Supplied information =
────────────────────────────────────────
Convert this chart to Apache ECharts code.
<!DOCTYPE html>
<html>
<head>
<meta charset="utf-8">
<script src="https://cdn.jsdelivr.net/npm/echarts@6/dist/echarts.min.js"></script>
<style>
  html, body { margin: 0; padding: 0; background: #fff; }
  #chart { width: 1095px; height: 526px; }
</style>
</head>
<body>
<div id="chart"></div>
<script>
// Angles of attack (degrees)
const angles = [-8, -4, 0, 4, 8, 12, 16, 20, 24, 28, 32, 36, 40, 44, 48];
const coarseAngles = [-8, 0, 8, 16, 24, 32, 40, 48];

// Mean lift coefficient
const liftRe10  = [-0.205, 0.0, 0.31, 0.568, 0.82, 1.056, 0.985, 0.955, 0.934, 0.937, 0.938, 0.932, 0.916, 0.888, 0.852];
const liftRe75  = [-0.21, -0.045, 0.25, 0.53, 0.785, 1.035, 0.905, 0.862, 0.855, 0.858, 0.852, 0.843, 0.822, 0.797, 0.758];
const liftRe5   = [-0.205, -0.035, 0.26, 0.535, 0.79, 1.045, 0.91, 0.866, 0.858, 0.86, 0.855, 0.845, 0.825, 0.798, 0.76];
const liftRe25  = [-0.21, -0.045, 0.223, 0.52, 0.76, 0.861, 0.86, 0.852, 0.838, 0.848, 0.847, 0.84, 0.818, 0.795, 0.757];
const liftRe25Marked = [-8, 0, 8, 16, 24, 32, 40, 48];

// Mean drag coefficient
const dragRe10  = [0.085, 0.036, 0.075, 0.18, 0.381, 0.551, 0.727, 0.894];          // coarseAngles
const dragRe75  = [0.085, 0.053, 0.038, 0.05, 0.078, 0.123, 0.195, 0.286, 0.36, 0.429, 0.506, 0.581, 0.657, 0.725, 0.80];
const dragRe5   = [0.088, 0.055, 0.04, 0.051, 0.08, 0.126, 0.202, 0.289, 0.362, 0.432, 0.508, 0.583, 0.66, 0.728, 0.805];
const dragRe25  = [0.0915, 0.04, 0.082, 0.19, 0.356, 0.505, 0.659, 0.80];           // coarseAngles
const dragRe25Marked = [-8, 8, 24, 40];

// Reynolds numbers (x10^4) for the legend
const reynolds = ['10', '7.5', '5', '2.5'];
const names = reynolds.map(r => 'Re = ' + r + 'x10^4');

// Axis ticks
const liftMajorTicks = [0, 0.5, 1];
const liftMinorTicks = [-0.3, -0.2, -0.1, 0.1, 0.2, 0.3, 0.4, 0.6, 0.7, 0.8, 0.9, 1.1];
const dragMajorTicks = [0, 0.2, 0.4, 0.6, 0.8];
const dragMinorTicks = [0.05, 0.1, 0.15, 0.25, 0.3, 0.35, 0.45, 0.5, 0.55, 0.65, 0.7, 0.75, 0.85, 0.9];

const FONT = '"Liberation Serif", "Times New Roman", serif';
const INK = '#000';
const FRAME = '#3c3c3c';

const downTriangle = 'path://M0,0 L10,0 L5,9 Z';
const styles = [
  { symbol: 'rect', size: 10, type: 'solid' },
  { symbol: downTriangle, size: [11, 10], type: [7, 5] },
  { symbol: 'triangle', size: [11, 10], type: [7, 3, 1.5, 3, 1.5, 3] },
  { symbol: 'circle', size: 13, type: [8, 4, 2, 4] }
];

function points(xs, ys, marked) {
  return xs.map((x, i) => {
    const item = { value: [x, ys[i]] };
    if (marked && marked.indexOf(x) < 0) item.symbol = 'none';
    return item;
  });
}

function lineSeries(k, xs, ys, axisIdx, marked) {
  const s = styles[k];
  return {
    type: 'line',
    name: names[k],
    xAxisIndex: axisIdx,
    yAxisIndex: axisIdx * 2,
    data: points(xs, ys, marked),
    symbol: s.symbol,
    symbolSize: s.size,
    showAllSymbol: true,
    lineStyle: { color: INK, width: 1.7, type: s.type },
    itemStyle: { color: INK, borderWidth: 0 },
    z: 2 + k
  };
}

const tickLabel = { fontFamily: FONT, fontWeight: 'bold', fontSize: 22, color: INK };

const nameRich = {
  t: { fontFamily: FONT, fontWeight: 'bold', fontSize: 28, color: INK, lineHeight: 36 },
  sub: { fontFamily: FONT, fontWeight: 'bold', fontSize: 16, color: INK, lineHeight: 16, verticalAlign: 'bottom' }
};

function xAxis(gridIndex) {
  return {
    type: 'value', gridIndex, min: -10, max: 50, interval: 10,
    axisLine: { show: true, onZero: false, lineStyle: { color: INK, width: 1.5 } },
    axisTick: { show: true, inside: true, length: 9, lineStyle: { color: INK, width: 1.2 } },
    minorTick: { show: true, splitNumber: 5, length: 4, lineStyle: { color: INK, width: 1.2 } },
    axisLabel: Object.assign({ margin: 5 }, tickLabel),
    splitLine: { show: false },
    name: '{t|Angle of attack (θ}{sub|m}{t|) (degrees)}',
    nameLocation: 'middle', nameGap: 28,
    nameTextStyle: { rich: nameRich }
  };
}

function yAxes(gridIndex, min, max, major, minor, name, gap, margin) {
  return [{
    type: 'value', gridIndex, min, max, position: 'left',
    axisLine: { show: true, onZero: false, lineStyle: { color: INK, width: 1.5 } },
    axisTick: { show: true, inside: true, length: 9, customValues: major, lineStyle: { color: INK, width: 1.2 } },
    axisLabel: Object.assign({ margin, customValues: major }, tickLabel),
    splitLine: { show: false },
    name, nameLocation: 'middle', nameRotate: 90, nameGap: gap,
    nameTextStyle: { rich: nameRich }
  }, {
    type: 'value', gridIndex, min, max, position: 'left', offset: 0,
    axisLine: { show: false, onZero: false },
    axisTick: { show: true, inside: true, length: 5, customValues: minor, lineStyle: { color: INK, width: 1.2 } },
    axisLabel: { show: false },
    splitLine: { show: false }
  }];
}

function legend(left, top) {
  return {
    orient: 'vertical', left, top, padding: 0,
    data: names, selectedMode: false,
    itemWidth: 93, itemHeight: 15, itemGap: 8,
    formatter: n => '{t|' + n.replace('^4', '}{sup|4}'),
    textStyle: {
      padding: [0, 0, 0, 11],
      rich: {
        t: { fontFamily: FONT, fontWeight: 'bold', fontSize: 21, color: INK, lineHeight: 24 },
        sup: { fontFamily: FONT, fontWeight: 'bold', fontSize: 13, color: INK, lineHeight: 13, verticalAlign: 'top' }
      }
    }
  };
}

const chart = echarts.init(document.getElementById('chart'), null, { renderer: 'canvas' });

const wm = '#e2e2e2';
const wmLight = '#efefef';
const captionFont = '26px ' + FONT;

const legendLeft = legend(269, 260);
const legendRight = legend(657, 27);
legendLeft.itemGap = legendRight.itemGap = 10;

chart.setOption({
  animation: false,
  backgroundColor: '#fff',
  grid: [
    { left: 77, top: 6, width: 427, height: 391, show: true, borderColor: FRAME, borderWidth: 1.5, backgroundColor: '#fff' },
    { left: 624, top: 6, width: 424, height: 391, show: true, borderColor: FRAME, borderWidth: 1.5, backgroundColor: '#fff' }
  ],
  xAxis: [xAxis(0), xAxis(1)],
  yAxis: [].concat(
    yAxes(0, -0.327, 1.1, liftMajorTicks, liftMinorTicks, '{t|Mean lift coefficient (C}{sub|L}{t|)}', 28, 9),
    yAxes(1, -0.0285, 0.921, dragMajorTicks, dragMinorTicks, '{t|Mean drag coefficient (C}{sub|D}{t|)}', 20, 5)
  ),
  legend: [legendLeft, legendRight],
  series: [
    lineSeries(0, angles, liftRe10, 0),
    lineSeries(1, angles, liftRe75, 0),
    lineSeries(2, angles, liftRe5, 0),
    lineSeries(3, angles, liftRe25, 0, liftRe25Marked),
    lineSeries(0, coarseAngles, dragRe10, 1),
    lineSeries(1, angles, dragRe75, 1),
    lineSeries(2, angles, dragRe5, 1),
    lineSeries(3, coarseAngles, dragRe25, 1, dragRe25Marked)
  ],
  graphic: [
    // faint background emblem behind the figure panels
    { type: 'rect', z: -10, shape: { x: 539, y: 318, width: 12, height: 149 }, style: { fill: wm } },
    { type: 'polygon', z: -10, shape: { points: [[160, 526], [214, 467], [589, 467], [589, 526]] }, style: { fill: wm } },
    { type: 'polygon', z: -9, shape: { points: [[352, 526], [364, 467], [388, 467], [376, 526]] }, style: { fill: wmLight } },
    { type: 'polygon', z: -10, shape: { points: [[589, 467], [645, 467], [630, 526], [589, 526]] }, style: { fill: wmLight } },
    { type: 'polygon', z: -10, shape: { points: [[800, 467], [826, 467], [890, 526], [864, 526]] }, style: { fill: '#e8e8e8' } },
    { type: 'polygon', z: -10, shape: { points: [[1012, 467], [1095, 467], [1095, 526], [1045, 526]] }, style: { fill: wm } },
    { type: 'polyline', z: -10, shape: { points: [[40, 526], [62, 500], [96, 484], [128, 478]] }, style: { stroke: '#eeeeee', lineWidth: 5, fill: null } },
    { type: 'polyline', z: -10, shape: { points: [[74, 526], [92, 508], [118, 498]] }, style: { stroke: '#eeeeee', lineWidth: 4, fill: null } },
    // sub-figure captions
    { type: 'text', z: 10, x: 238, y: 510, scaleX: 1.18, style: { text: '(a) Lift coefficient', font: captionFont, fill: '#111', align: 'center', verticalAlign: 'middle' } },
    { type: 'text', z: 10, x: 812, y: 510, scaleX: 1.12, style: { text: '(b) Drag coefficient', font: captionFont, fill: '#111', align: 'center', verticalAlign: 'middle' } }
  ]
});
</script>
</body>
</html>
────────────────────────────────────────
What to work on = Begin with the first line of the data above and, please, print each line exactly until you have printed the line containing "const coarseAngles = [-8, 0, 8, 16, 24, 32, 40, 48];"; print nothing else.

Finished exercise =
Convert this chart to Apache ECharts code.
<!DOCTYPE html>
<html>
<head>
<meta charset="utf-8">
<script src="https://cdn.jsdelivr.net/npm/echarts@6/dist/echarts.min.js"></script>
<style>
  html, body { margin: 0; padding: 0; background: #fff; }
  #chart { width: 1095px; height: 526px; }
</style>
</head>
<body>
<div id="chart"></div>
<script>
// Angles of attack (degrees)
const angles = [-8, -4, 0, 4, 8, 12, 16, 20, 24, 28, 32, 36, 40, 44, 48];
const coarseAngles = [-8, 0, 8, 16, 24, 32, 40, 48];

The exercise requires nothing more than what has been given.